Frequently asked questions

Will HBOT make my cancer come back? No clinical evidence supports this concern. Multiple cohort studies, the UHMS position statement, and the Cochrane Review of late radiation tissue injury have all found no recurrence signal in cancer survivors treated with HBOT. Active recurrent malignancy in the treatment field is a relative contraindication that warrants individual judgement, but a remote history of cancer is not a barrier to treatment.

If oxygen feeds tumour cells in a petri dish, why doesn’t it do the same in my body? Because the petri dish is a permanently oxygenated, immune-system-free, blood-supply-free environment that does not approximate human biology. HBOT in real patients is intermittent (90 minutes per session, daily), the body’s regulatory systems remain active, the tumour bed has its own complex microenvironment, and the integrated cohort evidence has not detected a harm signal. Laboratory observations are useful for generating hypotheses but are not predictive of clinical outcomes on their own.

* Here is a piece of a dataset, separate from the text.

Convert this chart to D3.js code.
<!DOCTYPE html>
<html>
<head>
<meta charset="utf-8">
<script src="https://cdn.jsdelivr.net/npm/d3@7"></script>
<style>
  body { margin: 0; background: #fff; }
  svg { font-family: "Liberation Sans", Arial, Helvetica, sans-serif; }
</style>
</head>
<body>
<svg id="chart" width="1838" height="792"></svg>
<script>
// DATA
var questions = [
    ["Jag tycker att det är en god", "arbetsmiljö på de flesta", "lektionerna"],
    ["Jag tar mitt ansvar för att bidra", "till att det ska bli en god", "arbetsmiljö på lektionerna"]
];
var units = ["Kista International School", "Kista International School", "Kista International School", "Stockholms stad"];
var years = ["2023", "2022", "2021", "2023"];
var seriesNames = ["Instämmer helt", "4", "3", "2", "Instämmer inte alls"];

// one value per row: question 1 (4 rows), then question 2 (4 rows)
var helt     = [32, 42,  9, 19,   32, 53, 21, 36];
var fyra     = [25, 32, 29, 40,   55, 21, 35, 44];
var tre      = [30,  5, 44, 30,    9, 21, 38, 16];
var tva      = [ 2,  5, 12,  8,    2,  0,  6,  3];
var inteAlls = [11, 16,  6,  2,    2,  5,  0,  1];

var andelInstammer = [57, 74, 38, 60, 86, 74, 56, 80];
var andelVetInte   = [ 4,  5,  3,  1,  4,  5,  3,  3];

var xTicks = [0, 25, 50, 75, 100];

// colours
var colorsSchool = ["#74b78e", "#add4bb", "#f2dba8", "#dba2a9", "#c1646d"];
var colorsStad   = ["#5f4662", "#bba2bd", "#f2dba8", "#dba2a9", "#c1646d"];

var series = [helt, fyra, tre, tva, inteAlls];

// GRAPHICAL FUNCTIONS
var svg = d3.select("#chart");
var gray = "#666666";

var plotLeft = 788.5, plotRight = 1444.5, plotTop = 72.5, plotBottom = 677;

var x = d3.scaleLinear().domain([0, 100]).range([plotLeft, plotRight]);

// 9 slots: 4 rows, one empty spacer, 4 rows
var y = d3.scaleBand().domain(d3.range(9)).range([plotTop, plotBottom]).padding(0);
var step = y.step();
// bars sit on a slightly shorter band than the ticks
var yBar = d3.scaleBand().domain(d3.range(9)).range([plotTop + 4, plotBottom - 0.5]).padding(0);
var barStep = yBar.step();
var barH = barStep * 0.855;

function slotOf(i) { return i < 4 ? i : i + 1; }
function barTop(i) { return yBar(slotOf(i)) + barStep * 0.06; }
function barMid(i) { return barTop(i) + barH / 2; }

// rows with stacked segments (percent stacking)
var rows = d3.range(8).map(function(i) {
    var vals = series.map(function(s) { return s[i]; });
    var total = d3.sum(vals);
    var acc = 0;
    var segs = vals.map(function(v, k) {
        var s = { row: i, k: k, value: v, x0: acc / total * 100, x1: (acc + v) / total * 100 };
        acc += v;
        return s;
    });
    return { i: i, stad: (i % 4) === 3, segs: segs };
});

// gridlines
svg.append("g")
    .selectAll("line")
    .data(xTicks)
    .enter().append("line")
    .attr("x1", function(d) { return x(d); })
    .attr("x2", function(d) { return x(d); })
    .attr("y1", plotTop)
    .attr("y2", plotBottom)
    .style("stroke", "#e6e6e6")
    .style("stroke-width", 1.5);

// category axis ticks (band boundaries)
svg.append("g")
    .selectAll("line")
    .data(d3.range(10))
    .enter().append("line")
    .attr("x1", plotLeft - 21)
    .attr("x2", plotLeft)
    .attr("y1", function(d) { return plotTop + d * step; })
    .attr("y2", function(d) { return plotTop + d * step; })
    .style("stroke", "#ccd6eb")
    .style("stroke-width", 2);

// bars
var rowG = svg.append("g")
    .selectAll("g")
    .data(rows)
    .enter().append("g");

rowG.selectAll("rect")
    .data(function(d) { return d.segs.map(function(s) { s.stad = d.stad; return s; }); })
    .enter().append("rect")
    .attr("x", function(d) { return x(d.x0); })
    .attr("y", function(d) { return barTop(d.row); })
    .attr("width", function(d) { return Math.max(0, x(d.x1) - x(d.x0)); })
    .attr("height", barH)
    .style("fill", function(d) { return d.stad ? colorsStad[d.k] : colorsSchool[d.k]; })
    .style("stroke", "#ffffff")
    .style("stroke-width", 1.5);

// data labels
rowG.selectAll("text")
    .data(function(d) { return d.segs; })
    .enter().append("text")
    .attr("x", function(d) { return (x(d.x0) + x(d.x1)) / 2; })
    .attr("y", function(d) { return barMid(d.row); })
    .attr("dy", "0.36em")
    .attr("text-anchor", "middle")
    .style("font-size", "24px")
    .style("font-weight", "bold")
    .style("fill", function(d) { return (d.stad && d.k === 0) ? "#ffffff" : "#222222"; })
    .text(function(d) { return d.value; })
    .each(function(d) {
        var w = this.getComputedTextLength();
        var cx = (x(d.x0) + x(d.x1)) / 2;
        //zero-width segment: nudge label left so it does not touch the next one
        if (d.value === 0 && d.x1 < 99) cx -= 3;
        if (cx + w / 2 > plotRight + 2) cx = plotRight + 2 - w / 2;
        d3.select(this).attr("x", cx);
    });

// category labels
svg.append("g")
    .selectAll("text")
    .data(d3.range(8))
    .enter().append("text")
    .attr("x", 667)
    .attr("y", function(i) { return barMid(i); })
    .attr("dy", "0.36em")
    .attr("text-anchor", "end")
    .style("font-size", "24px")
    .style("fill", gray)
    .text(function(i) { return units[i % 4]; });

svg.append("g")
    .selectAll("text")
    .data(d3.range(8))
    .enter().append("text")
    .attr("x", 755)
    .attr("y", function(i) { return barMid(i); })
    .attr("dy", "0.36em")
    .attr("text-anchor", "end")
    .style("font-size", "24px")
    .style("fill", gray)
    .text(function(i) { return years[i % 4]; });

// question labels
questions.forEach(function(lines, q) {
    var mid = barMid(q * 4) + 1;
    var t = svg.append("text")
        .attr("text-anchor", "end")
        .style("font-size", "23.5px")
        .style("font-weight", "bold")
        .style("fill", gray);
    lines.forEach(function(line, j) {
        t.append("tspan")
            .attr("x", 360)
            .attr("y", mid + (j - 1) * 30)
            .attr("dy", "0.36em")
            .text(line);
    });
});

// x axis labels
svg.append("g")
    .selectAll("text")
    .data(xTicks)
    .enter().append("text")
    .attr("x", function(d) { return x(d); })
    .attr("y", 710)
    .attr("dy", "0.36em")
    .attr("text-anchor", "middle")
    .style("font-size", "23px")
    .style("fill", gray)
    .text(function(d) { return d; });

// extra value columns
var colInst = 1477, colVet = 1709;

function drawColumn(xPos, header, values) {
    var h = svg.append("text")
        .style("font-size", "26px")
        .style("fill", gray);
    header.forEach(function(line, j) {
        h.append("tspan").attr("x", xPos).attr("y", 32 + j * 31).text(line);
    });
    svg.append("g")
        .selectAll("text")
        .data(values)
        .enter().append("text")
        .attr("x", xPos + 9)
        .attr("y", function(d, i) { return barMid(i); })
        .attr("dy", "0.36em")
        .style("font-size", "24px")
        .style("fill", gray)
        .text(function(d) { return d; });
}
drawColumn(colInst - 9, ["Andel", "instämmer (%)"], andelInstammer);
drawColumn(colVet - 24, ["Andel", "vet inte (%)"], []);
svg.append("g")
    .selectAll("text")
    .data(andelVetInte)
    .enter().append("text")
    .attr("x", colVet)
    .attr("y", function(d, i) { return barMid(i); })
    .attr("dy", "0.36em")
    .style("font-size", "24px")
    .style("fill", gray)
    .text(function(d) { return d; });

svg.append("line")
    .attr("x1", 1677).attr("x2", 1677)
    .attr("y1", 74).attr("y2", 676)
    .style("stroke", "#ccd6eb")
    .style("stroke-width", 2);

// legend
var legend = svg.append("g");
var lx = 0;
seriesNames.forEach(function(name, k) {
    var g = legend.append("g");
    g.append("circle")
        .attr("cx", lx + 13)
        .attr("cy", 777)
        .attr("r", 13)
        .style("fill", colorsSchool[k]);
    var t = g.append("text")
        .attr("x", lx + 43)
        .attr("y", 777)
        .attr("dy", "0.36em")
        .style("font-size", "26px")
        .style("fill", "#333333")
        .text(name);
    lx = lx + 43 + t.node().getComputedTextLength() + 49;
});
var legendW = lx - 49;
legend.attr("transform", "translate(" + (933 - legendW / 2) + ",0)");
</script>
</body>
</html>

What if I have an active cancer, not just a history of cancer? The decision is made by your oncology team in collaboration with the hyperbaric medicine programme. Active recurrent malignancy in the planned treatment field is a relative contraindication and most Canadian programmes prefer to confirm the diagnosis (with biopsy and multidisciplinary review) before committing to HBOT. There are situations (particularly investigational use of HBOT as a radiosensitiser before radiotherapy) where active cancer is the indication itself, but those are research-protocol cases at specific academic centres.

Are there any cancer treatments that are an absolute contraindication for HBOT? Bleomycin chemotherapy is the main one, and the reason is oxygen-induced lung fibrosis, not cancer growth. Patients who have received bleomycin should discuss the timing of any future HBOT with their oncology team. Most other chemotherapies are compatible with HBOT.

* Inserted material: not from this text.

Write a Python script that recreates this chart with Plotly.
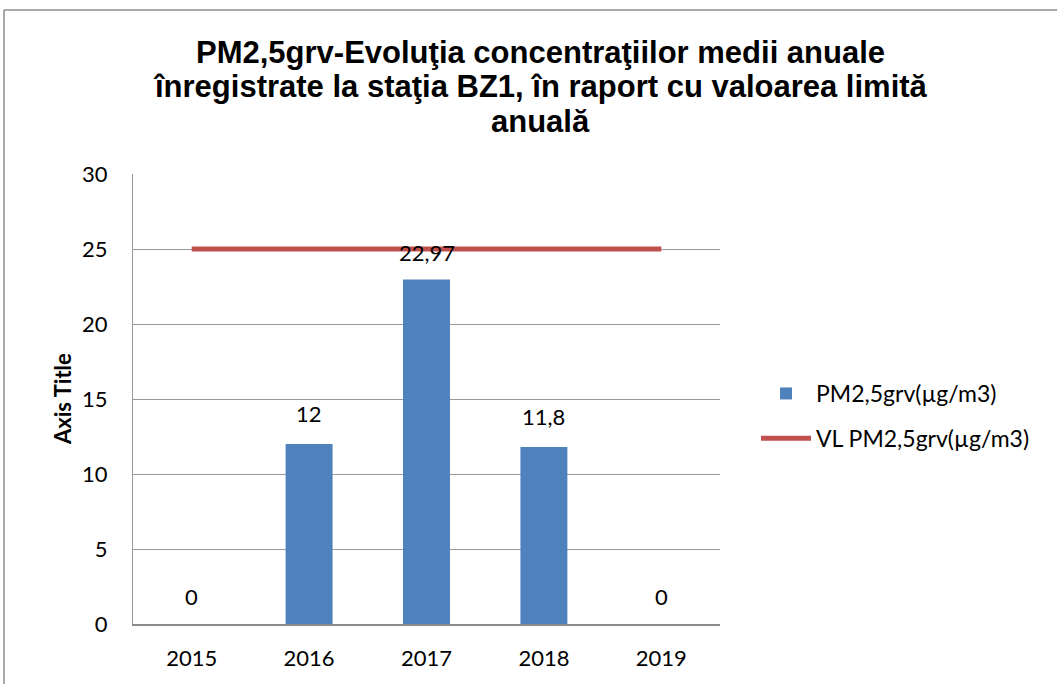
import plotly.graph_objects as go

years = ["2015", "2016", "2017", "2018", "2019"]
pm25 = [0, 12, 22.97, 11.8, 0]
limit = [25, 25, 25, 25, 25]
labels = ["0", "12", "22,97", "11,8", "0"]
label_shift = [28, 31, 27, 31, 28]
title_lines = ["PM2,5grv-Evoluţia concentraţiilor medii anuale",
               "înregistrate la staţia BZ1, în raport cu valoarea limită",
               "anuală"]

W, H = 1057, 684
L, R, T, B = 133, 720, 174, 624   # plot area in reference pixels
pw, ph = R - L, B - T

def px(x):
    return (x - L) / pw

def py(y):
    return (B - y) / ph

FONT = "Lato, 'Open Sans', sans-serif"

fig = go.Figure()
fig.add_trace(go.Bar(x=years, y=pm25, name="PM2,5grv(µg/m3)",
                     marker=dict(color="#4f81bd", line=dict(width=0)),
                     width=0.4, legendgroup="a"))
fig.add_trace(go.Scatter(x=years, y=limit, name="VL PM2,5grv(µg/m3)", mode="lines",
                         line=dict(color="#c0504d", width=5), legendgroup="b"))

annotations = []
for i, (v, t, s) in enumerate(zip(pm25, labels, label_shift)):
    annotations.append(dict(x=i, y=v, text=t, showarrow=False, yshift=s,
                            font=dict(family=FONT, size=22, color="#000")))

for k, line in enumerate(title_lines):
    annotations.append(dict(xref="paper", yref="paper", x=px(540), y=py(52 + 34.5 * k),
                            text="<b>" + line + "</b>", showarrow=False,
                            xanchor="center", yanchor="middle",
                            font=dict(family="Liberation Sans, Arial, sans-serif", size=31, color="#000")))
annotations.append(dict(xref="paper", yref="paper", x=px(62), y=py(399),
                        text="<b>Axis Title</b>", textangle=-90, showarrow=False,
                        xanchor="center", yanchor="middle",
                        font=dict(family=FONT, size=22, color="#000")))

fig.update_layout(
    width=W, height=H,
    margin=dict(l=L, r=W - R, t=T, b=H - B, pad=0),
    paper_bgcolor="white", plot_bgcolor="white",
    showlegend=True,
    legend=dict(x=px(756), y=py(372), xanchor="left", yanchor="top",
                font=dict(family=FONT, size=23, color="#000"),
                tracegroupgap=12, itemwidth=50, bgcolor="rgba(0,0,0,0)"),
    annotations=annotations,
    shapes=[dict(type="line", xref="paper", yref="paper",
                 x0=px(4), x1=px(4), y0=py(690), y1=py(10),
                 line=dict(color="#8c8c8c", width=1.5)),
            dict(type="line", xref="paper", yref="paper",
                 x0=px(4), x1=px(1070), y0=py(10), y1=py(10),
                 line=dict(color="#8c8c8c", width=1.5))],
    xaxis=dict(type="category", range=[-0.5, 4.5], autorange=False, showgrid=False,
               showline=True, linecolor="#8c8c8c", linewidth=2,
               ticks="", tickfont=dict(family=FONT, size=22, color="#000"), ticklabelstandoff=14),
    yaxis=dict(range=[0, 30], dtick=5, showgrid=True, gridcolor="#9a9a9a", gridwidth=1,
               showline=True, linecolor="#9a9a9a", linewidth=1, ticks="", zeroline=False,
               tickfont=dict(family=FONT, size=22, color="#000"), ticklabelstandoff=20),
)

fig.write_html("out.html", config={"displayModeBar": False},
               post_script="document.body.style.margin='0';")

What HBOT indications are most relevant for Canadian cancer survivors? Late radiation injury is the dominant one. This includes osteoradionecrosis of the jaw or other bones, radiation cystitis, radiation proctitis, soft-tissue radionecrosis, and brain radiation necrosis. The Marx 30-and-10 protocol for dental work in irradiated jaws is also commonly offered prophylactically. All of these are publicly funded at hospital hyperbaric programmes under provincial health insurance.

Where can I find a Canadian hyperbaric programme that handles cancer-related referrals? The Canada Hyperbarics verified directory lists all 11 hospital programmes and 21 private clinics across nine provinces. The Princess Margaret Cancer Centre / UHN, Hamilton General, The Ottawa Hospital, Vancouver General, Misericordia Edmonton, and Foothills Calgary have particularly close working relationships with their associated cancer centres and are common destinations for radiation-injury referrals.

This Daffodil Month

If a friend or family member is a cancer survivor living with delayed radiation effects (chronic mouth pain after head and neck radiation, hematuria after pelvic radiation, ongoing pain in an irradiated bone or chest wall), the fear of “feeding the cancer” is one of the things that keeps them from raising HBOT with their oncology team. Sharing accurate information is one quiet way to help. The 2026 Daffodil Month campaign is at cancer.ca/daffodil, and a referral conversation with their cancer care team is the first step.

References

Disclaimer: This article is for informational purposes only and is not a substitute for individualised medical advice from your physician, oncologist, or hyperbaric medicine programme. The decision to pursue HBOT should be made in consultation with your cancer care team and a referring physician. Canada Hyperbarics is an independent educational project; we do not deliver hyperbaric treatment and do not have a financial relationship with any specific facility.